Note: Please paste text instead of screenshots: it makes the task of selecting and checking so much easier.

samveen avatar Aug 11 '23 10:08 samveen

@samveen I am using kernel version 4.18.0-372.9.1.el8.x86_64 and xCAT is running on RHEL 8.6 OS with x86_64 architecture.

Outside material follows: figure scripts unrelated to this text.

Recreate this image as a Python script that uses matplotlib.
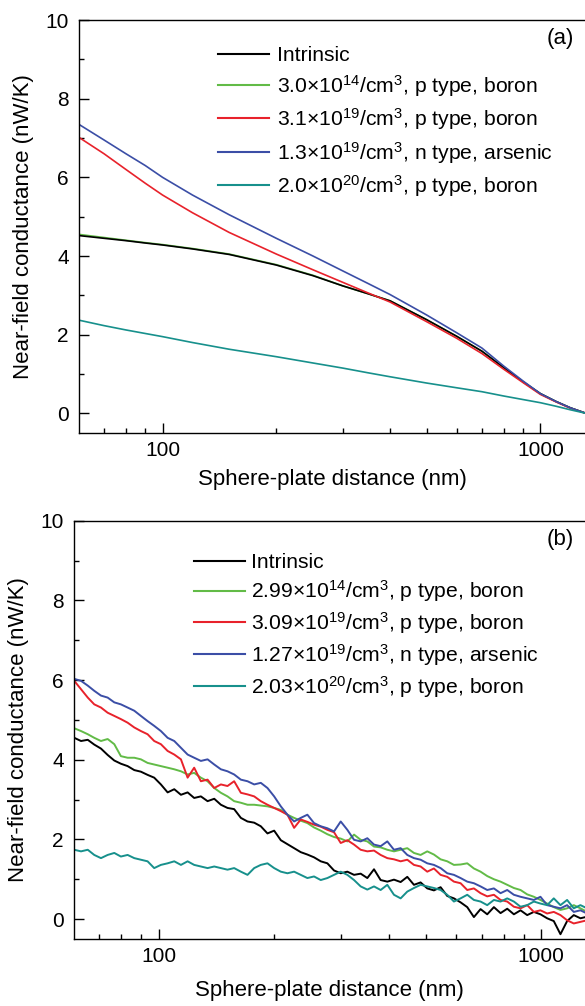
import matplotlib
matplotlib.use("Agg")
import matplotlib.pyplot as plt
from matplotlib.ticker import FixedLocator, NullFormatter

plt.rcParams['font.family'] = ['Liberation Sans', 'DejaVu Sans']
plt.rcParams['mathtext.fontset'] = 'custom'
plt.rcParams['mathtext.rm'] = 'Liberation Sans'
plt.rcParams['mathtext.it'] = 'Liberation Sans'

# ---------------- Panel (a): calculated curves ----------------
xa = [60, 70, 80, 90, 100, 120, 150, 200, 250, 300, 350, 400, 500, 600, 700,
      800, 900, 1000, 1100, 1200, 1320]
ya_intrinsic = [4.52, 4.45, 4.39, 4.33, 4.28, 4.18, 4.04, 3.77, 3.50, 3.24, 3.04,
                2.86, 2.38, 1.96, 1.58, 1.16, 0.80, 0.50, 0.30, 0.14, 0.0]
ya_p14 = [4.55, 4.47, 4.40, 4.34, 4.29, 4.19, 4.05, 3.78, 3.51, 3.24, 3.04,
          2.86, 2.38, 1.96, 1.58, 1.16, 0.80, 0.50, 0.30, 0.14, 0.0]
ya_p19 = [7.02, 6.60, 6.20, 5.85, 5.55, 5.10, 4.60, 4.05, 3.65, 3.33, 3.06,
          2.83, 2.33, 1.91, 1.52, 1.12, 0.78, 0.48, 0.29, 0.13, 0.0]
ya_n19 = [7.35, 6.95, 6.60, 6.30, 6.00, 5.55, 5.05, 4.45, 4.00, 3.62, 3.30,
          3.02, 2.50, 2.05, 1.66, 1.20, 0.82, 0.50, 0.30, 0.14, 0.0]
ya_p20 = [2.37, 2.23, 2.12, 2.03, 1.95, 1.80, 1.63, 1.44, 1.28, 1.15, 1.03,
          0.93, 0.77, 0.65, 0.55, 0.44, 0.35, 0.27, 0.18, 0.09, 0.0]

labels_a = [r'Intrinsic',
            r'3.0$\times$10$^{14}$/cm$^{3}$, p type, boron',
            r'3.1$\times$10$^{19}$/cm$^{3}$, p type, boron',
            r'1.3$\times$10$^{19}$/cm$^{3}$, n type, arsenic',
            r'2.0$\times$10$^{20}$/cm$^{3}$, p type, boron']

# ---------------- Panel (b): measured curves ----------------
xb = [60.2, 62.7, 65.3, 67.9, 70.7, 73.6, 76.6, 79.7, 83.0, 86.4, 89.9, 93.6,
      97.4, 101.4, 105.6, 109.9, 114.4, 119.1, 123.9, 129.0, 134.3, 139.8,
      145.5, 151.4, 157.6, 164.1, 170.8, 177.8, 185.0, 192.6, 200.5, 208.7,
      217.2, 226.1, 235.3, 244.9, 254.9, 265.4, 276.2, 287.5, 299.3, 311.5,
      324.3, 337.5, 351.3, 365.7, 380.6, 396.2, 412.4, 429.3, 446.8, 465.1,
      484.1, 503.9, 524.5, 546.0, 568.3, 591.6, 615.8, 641.0, 667.2, 694.5,
      722.9, 752.5, 783.3, 815.4, 848.7, 883.4, 919.5, 957.2, 995.9, 1036.8,
      1079.1, 1123.3, 1169.2, 1217.0, 1266.8, 1318.6]
yb_intrinsic = [4.55, 4.47, 4.50, 4.38, 4.28, 4.12, 3.98, 3.90, 3.84, 3.74, 3.70,
                3.62, 3.55, 3.38, 3.18, 3.26, 3.12, 3.18, 3.04, 3.08, 2.96, 3.02,
                2.87, 2.79, 2.76, 2.54, 2.45, 2.42, 2.33, 2.15, 2.22, 1.98, 1.88,
                1.78, 1.68, 1.62, 1.55, 1.45, 1.40, 1.22, 1.15, 1.19, 1.11, 1.14,
                1.03, 1.25, 0.98, 0.94, 0.99, 0.93, 1.06, 0.86, 0.92, 0.77, 0.72,
                0.80, 0.58, 0.52, 0.42, 0.30, 0.05, 0.25, 0.12, 0.30, 0.15, 0.26,
                0.12, 0.22, 0.10, 0.18, 0.12, 0.02, -0.05, -0.38, -0.05, 0.10,
                0.02, 0.06]
yb_p14 = [4.79, 4.72, 4.64, 4.55, 4.47, 4.52, 4.39, 4.09, 4.05, 4.05, 4.01, 3.92,
          3.88, 3.84, 3.80, 3.76, 3.71, 3.63, 3.67, 3.55, 3.46, 3.29, 3.17, 3.08,
          2.96, 2.92, 2.87, 2.87, 2.85, 2.83, 2.79, 2.74, 2.62, 2.54, 2.47, 2.41,
          2.30, 2.22, 2.13, 2.06, 2.02, 1.95, 2.12, 1.99, 1.95, 1.82, 1.80, 1.74,
          1.70, 1.74, 1.78, 1.66, 1.61, 1.70, 1.62, 1.50, 1.45, 1.36, 1.37, 1.40,
          1.27, 1.19, 1.08, 1.00, 0.94, 0.86, 0.78, 0.73, 0.62, 0.56, 0.48, 0.39,
          0.30, 0.23, 0.27, 0.35, 0.27, 0.18]
yb_p19 = [5.98, 5.77, 5.56, 5.39, 5.31, 5.18, 5.10, 5.02, 4.93, 4.81, 4.72, 4.64,
          4.47, 4.39, 4.22, 4.13, 4.01, 3.55, 3.80, 3.46, 3.50, 3.29, 3.38, 3.34,
          3.46, 3.17, 3.13, 3.08, 2.96, 2.87, 2.79, 2.71, 2.62, 2.29, 2.50, 2.44,
          2.37, 2.32, 2.24, 2.18, 1.91, 1.98, 1.87, 1.74, 1.70, 1.72, 1.61, 1.53,
          1.50, 1.45, 1.49, 1.36, 1.32, 1.19, 1.27, 1.11, 1.06, 0.94, 0.90, 0.73,
          0.77, 0.65, 0.57, 0.61, 0.48, 0.44, 0.31, 0.27, 0.35, 0.18, 0.22, 0.14,
          0.18, 0.10, -0.03, -0.11, -0.07, -0.03]
yb_n19 = [6.03, 5.98, 5.86, 5.73, 5.61, 5.56, 5.44, 5.39, 5.31, 5.23, 5.10, 4.97,
          4.85, 4.72, 4.55, 4.47, 4.30, 4.13, 4.05, 3.97, 4.01, 3.88, 3.76, 3.71,
          3.63, 3.50, 3.46, 3.38, 3.42, 3.29, 3.08, 2.83, 2.62, 2.45, 2.54, 2.62,
          2.41, 2.33, 2.28, 2.20, 2.45, 2.24, 1.99, 1.95, 2.03, 1.87, 1.83, 1.95,
          1.74, 1.78, 1.61, 1.53, 1.49, 1.40, 1.36, 1.28, 1.15, 1.11, 1.03, 0.94,
          0.90, 0.82, 0.73, 0.77, 0.65, 0.73, 0.61, 0.56, 0.52, 0.48, 0.56, 0.35,
          0.31, 0.27, 0.35, 0.18, 0.22, 0.14]
yb_p20 = [1.74, 1.70, 1.74, 1.61, 1.53, 1.61, 1.66, 1.57, 1.61, 1.53, 1.49, 1.45,
          1.28, 1.36, 1.40, 1.45, 1.36, 1.45, 1.36, 1.32, 1.28, 1.32, 1.28, 1.24,
          1.28, 1.19, 1.11, 1.28, 1.36, 1.40, 1.28, 1.19, 1.15, 1.19, 1.11, 1.03,
          1.07, 0.98, 1.03, 1.11, 1.19, 1.11, 0.98, 0.82, 0.74, 0.82, 0.73, 0.86,
          0.61, 0.52, 0.69, 0.78, 0.86, 0.82, 0.78, 0.73, 0.61, 0.44, 0.52, 0.61,
          0.48, 0.44, 0.35, 0.48, 0.44, 0.52, 0.44, 0.31, 0.35, 0.44, 0.39, 0.35,
          0.52, 0.35, 0.48, 0.27, 0.35, 0.27]

labels_b = [r'Intrinsic',
            r'2.99$\times$10$^{14}$/cm$^{3}$, p type, boron',
            r'3.09$\times$10$^{19}$/cm$^{3}$, p type, boron',
            r'1.27$\times$10$^{19}$/cm$^{3}$, n type, arsenic',
            r'2.03$\times$10$^{20}$/cm$^{3}$, p type, boron']

colors = ['#000000', '#62bb47', '#e8222b', '#3b4ea6', '#17908c']

W, H = 585, 1006
fig = plt.figure(figsize=(W / 100, H / 100), dpi=100)

def px_axes(left, right, top, bottom):
    return fig.add_axes([left / W, 1 - bottom / H, (right - left) / W, (bottom - top) / H])

axa = px_axes(78.7, 586, 20, 433)
axb = px_axes(73.7, 586, 520.7, 939)

def style(ax, xmax, tag, leg_xy, labels, xs, ys_list, lw, xpad, lspace, tpad):
    order = [1, 0, 2, 3, 4]  # draw green under black
    handles = [None] * 5
    for i in order:
        h, = ax.plot(xs, ys_list[i], color=colors[i], lw=lw, label=labels[i])
        handles[i] = h
    ax.set_xscale('log')
    ax.set_xlim(60, xmax)
    ax.set_ylim(-0.5, 10)
    ax.xaxis.set_major_locator(FixedLocator([100, 1000]))
    ax.xaxis.set_minor_locator(FixedLocator([70, 80, 90, 200, 300, 400, 500, 600, 700, 800, 900]))
    ax.xaxis.set_minor_formatter(NullFormatter())
    ax.set_xticklabels(['100', '1000'])
    ax.yaxis.set_major_locator(FixedLocator([0, 2, 4, 6, 8, 10]))
    ax.yaxis.set_minor_locator(FixedLocator([1, 3, 5, 7, 9]))
    ax.tick_params(which='major', direction='in', length=7, width=1.0, labelsize=15)
    ax.tick_params(axis='y', which='major', pad=7)
    ax.tick_params(axis='x', which='major', pad=6)
    ax.tick_params(which='minor', direction='in', length=3.5, width=1.0)
    ax.tick_params(top=False, right=False, which='both')
    for s in ax.spines.values():
        s.set_linewidth(1.0)
    ax.set_xlabel('Sphere-plate distance (nm)', fontsize=16, labelpad=xpad)
    ax.set_ylabel('Near-field conductance (nW/K)', fontsize=16, labelpad=8)
    ax.text(0.95, 0.955, tag, transform=ax.transAxes, fontsize=16, ha='center', va='center')
    leg = ax.legend(handles=handles, loc='upper left', bbox_to_anchor=leg_xy,
                    frameon=False, fontsize=15.2, handlelength=2.4, handletextpad=tpad,
                    labelspacing=lspace, borderaxespad=0, borderpad=0)
    for l in leg.get_lines():
        l.set_linewidth(1.5)

style(axa, 1320, '(a)', (0.275, 0.937), labels_a, xa,
      [ya_intrinsic, ya_p14, ya_p19, ya_n19, ya_p20], 1.2, 6, 0.36, 0.4)
style(axb, 1310, '(b)', (0.235, 0.922), labels_b, xb,
      [yb_intrinsic, yb_p14, yb_p19, yb_n19, yb_p20], 1.4, 10, 0.28, 0.3)

fig.savefig('out.png', dpi=100)
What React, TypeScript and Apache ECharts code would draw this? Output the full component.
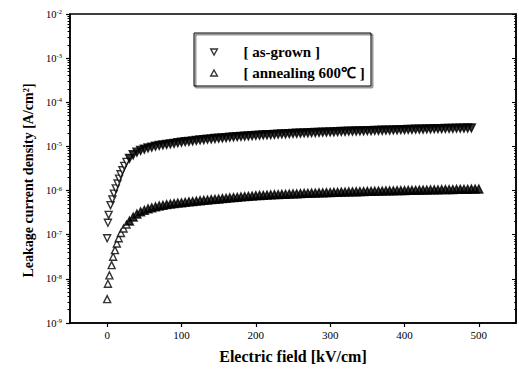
import React, { useEffect, useRef } from 'react';
import * as echarts from 'echarts';

// Electric field ticks [kV/cm]
const xTickValues = [0, 100, 200, 300, 400, 500];
// Current density ticks [A/cm^2] (decades)
const yTickValues = [1e-9, 1e-8, 1e-7, 1e-6, 1e-5, 1e-4, 1e-3, 1e-2];

const seriesNames = ['[ as-grown ]', '[ annealing 600℃ ]'];

// [electric field kV/cm, log10 of leakage current density A/cm^2]
const asGrown: [number, number][] = [
  [0, -7.08], [1, -6.73], [2, -6.55], [4.5, -6.33], [7, -6.2], [9, -6.07], [11.5, -5.95],
  [14, -5.84], [16, -5.73], [18, -5.63], [20.5, -5.54], [23, -5.44], [26, -5.35],
  [30, -5.27], [35, -5.19], [40, -5.13], [45, -5.09], [50, -5.06], [55, -5.035], [60, -5.015],
  [65, -4.995], [70, -4.98], [75, -4.967], [80, -4.955], [85, -4.942], [90, -4.93], [95, -4.917],
  [100, -4.905], [105, -4.895], [110, -4.885], [115, -4.875], [120, -4.865], [125, -4.855],
  [130, -4.845], [135, -4.838], [140, -4.83], [145, -4.822], [150, -4.815], [155, -4.808],
  [160, -4.8], [165, -4.793], [170, -4.787], [175, -4.781], [180, -4.775], [185, -4.769],
  [190, -4.763], [195, -4.757], [200, -4.752], [205, -4.747], [210, -4.742], [215, -4.737],
  [220, -4.732], [225, -4.728], [230, -4.723], [235, -4.719], [240, -4.715], [245, -4.711],
  [250, -4.707], [255, -4.703], [260, -4.7], [265, -4.696], [270, -4.692], [275, -4.689],
  [280, -4.686], [285, -4.682], [290, -4.679], [295, -4.676], [300, -4.673], [305, -4.67],
  [310, -4.666], [315, -4.663], [320, -4.66], [325, -4.657], [330, -4.655], [335, -4.652],
  [340, -4.65], [345, -4.647], [350, -4.645], [355, -4.642], [360, -4.64], [365, -4.637],
  [370, -4.635], [375, -4.632], [380, -4.63], [385, -4.627], [390, -4.625], [395, -4.622],
  [400, -4.62], [405, -4.617], [410, -4.615], [415, -4.612], [420, -4.61], [425, -4.607],
  [430, -4.605], [435, -4.603], [440, -4.6], [445, -4.598], [450, -4.597], [455, -4.595],
  [460, -4.593], [465, -4.591], [470, -4.589], [475, -4.587], [480, -4.586], [485, -4.584],
  [490, -4.582],
];

const annealed: [number, number][] = [
  [0, -8.46], [1, -8.11], [3, -7.92], [6, -7.69], [8, -7.5], [10.5, -7.35], [13, -7.2],
  [15.5, -7.08], [18.5, -6.96], [22, -6.86], [26, -6.77],
  [30, -6.69], [35, -6.6], [40, -6.53], [45, -6.48], [50, -6.445], [55, -6.415], [60, -6.39],
  [65, -6.367], [70, -6.348], [75, -6.332], [80, -6.318], [85, -6.305], [90, -6.294],
  [95, -6.284], [100, -6.275], [105, -6.265], [110, -6.256], [115, -6.247], [120, -6.238],
  [125, -6.229], [130, -6.221], [135, -6.213], [140, -6.205], [145, -6.197], [150, -6.19],
  [155, -6.182], [160, -6.174], [165, -6.166], [170, -6.158], [175, -6.15], [180, -6.143],
  [185, -6.136], [190, -6.129], [195, -6.122], [200, -6.115], [205, -6.11], [210, -6.105],
  [215, -6.1], [220, -6.096], [225, -6.092], [230, -6.088], [235, -6.085], [240, -6.082],
  [245, -6.078], [250, -6.075], [255, -6.071], [260, -6.068], [265, -6.064], [270, -6.061],
  [275, -6.058], [280, -6.055], [285, -6.052], [290, -6.049], [295, -6.046], [300, -6.043],
  [305, -6.04], [310, -6.038], [315, -6.035], [320, -6.032], [325, -6.03], [330, -6.027],
  [335, -6.025], [340, -6.022], [345, -6.02], [350, -6.018], [355, -6.016], [360, -6.014],
  [365, -6.012], [370, -6.01], [375, -6.008], [380, -6.006], [385, -6.004], [390, -6.002],
  [395, -6.0], [400, -5.998], [405, -5.996], [410, -5.994], [415, -5.992], [420, -5.99],
  [425, -5.988], [430, -5.986], [435, -5.985], [440, -5.983], [445, -5.981], [450, -5.979],
  [455, -5.978], [460, -5.976], [465, -5.975], [470, -5.973], [475, -5.972], [480, -5.97],
  [485, -5.969], [490, -5.967], [495, -5.966], [500, -5.965],
];

const DOWN_TRI = 'path://M0,0L10,0L5,9Z';
const UP_TRI = 'path://M5,0L10,9L0,9Z';
const SERIF = '"Liberation Serif", "Times New Roman", serif';
// beyond this field the markers overlap into a solid band in the reference
const DENSE_FROM = 28;

function toPoints(rows: [number, number][]) {
  return rows.map(([x, lg]) =>
    x >= DENSE_FROM
      ? { value: [x, Math.pow(10, lg)], itemStyle: { color: '#000' } }
      : { value: [x, Math.pow(10, lg)] }
  );
}

export default function App() {
  const ref = useRef<HTMLDivElement>(null);
  useEffect(() => {
    if (!ref.current) return;
    const chart = echarts.init(ref.current, null, { renderer: 'svg' });
    const labelFmt = (v: number) => `{a|10}{b|${Math.round(Math.log10(v))}}`;
    const markerStyle = { color: '#fff', borderColor: '#000', borderWidth: 1.4 };
    const markerSize = (val: number[]) => (val[0] >= DENSE_FROM ? [8, 8] : [7, 7]);
    chart.setOption({
      animation: false,
      backgroundColor: '#fff',
      grid: {
        left: 70, right: 3, top: 14, bottom: 50,
        show: true, borderColor: '#000', borderWidth: 1.5, backgroundColor: 'transparent',
      },
      legend: {
        orient: 'vertical',
        left: 210,
        top: 44,
        itemWidth: 7,
        itemHeight: 6,
        itemGap: 5,
        padding: 0,
        data: [
          { name: seriesNames[0], icon: DOWN_TRI, itemStyle: { color: '#fff', borderColor: '#000', borderWidth: 1.4 } },
          { name: seriesNames[1], icon: UP_TRI, itemStyle: { color: '#fff', borderColor: '#000', borderWidth: 1.4 } },
        ],
        textStyle: {
          fontFamily: SERIF, fontWeight: 'bold', fontSize: 15, color: '#000',
          padding: [0, 0, 0, 21], lineHeight: 16,
        },
      },
      graphic: [
        {
          type: 'rect',
          shape: { x: 194, y: 33, width: 177, height: 53 },
          style: { fill: 'transparent', stroke: '#000', lineWidth: 1, shadowColor: 'rgba(0,0,0,0.8)', shadowOffsetX: 1.5, shadowOffsetY: 1.5, shadowBlur: 0 },
          silent: true,
          z: 0,
        },
      ],
      xAxis: {
        type: 'value',
        min: -50,
        max: 550,
        name: 'Electric field [kV/cm]',
        nameLocation: 'middle',
        nameGap: 25,
        nameTextStyle: { fontFamily: SERIF, fontWeight: 'bold', fontSize: 16, color: '#000' },
        axisLine: { show: true, onZero: false, lineStyle: { color: '#000', width: 1.5 } },
        axisTick: { show: true, inside: false, length: 4, lineStyle: { color: '#000', width: 1.2 }, customValues: xTickValues },
        axisLabel: { fontFamily: SERIF, fontSize: 11, color: '#000', margin: 6, customValues: xTickValues },
        splitLine: { show: false },
      },
      yAxis: [
        {
          type: 'log',
          logBase: 10,
          min: 1e-9,
          max: 1e-2,
          name: 'Leakage current density [A/cm²]',
          nameLocation: 'middle',
          nameGap: 33,
          nameTextStyle: { fontFamily: SERIF, fontWeight: 'bold', fontSize: 14, color: '#000', padding: [0, 24, 0, 0] },
          axisLine: { show: true, onZero: false, lineStyle: { color: '#000', width: 1.5 } },
          axisTick: { show: true, inside: false, length: 4, lineStyle: { color: '#000', width: 1.2 }, customValues: yTickValues },
          minorTick: { show: true, splitNumber: 9, length: 2.5, lineStyle: { color: '#000', width: 1 } },
          axisLabel: {
            customValues: yTickValues,
            formatter: labelFmt,
            margin: 8,
            rich: {
              a: { fontFamily: SERIF, fontSize: 10.5, color: '#000', lineHeight: 12 },
              b: { fontFamily: SERIF, fontSize: 6.5, color: '#000', verticalAlign: 'top', lineHeight: 12 },
            },
          },
          splitLine: { show: false },
        },
        {
          type: 'log',
          logBase: 10,
          min: 1e-9,
          max: 1e-2,
          position: 'right',
          axisLine: { show: true, onZero: false, lineStyle: { color: '#000', width: 1.5 } },
          axisTick: { show: true, inside: true, length: 4, lineStyle: { color: '#000', width: 1 }, customValues: yTickValues },
          minorTick: { show: true, splitNumber: 9, length: 2, lineStyle: { color: '#000', width: 0.8 } },
          axisLabel: { show: false },
          splitLine: { show: false },
        },
      ],
      series: [
        {
          name: seriesNames[0],
          type: 'scatter',
          symbol: DOWN_TRI,
          symbolSize: markerSize,
          itemStyle: markerStyle,
          data: toPoints(asGrown),
        },
        {
          name: seriesNames[1],
          type: 'scatter',
          symbol: UP_TRI,
          symbolSize: markerSize,
          itemStyle: markerStyle,
          data: toPoints(annealed),
        },
      ],
    });
    return () => chart.dispose();
  }, []);
  return <div ref={ref} style={{ position: 'fixed', left: 0, top: 0, width: 519, height: 373 }} />;
}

abhishek-sa1 avatar Aug 14 '23 15:08 abhishek-sa1

dracut-install: ERROR: installing 'dhclient'
dracut: FAILED: /usr/lib/dracut/dracut-install -D /var/tmp/dracut.PSkuHN/initramfs -a mkswap df ifenslave ssh-keygen scp clear dhclient lldpad
dracut-install: ERROR: installing 'rngd'
dracut: FAILED: /usr/lib/dracut/dracut-install -D /var/tmp/dracut.PSkuHN/initramfs -a rngd

Noticed above error while buidling rpm in x86_64 architecture and RHEL 8.6 OS.

abhishek-sa1 avatar Aug 14 '23 15:08 abhishek-sa1

@abhishek-sa1 with a quick check on google gave me https://bugzilla.redhat.com/show_bug.cgi?id=2054092

Would you also review the availability of the rngd command on the build system?

samveen avatar Aug 15 '23 21:08 samveen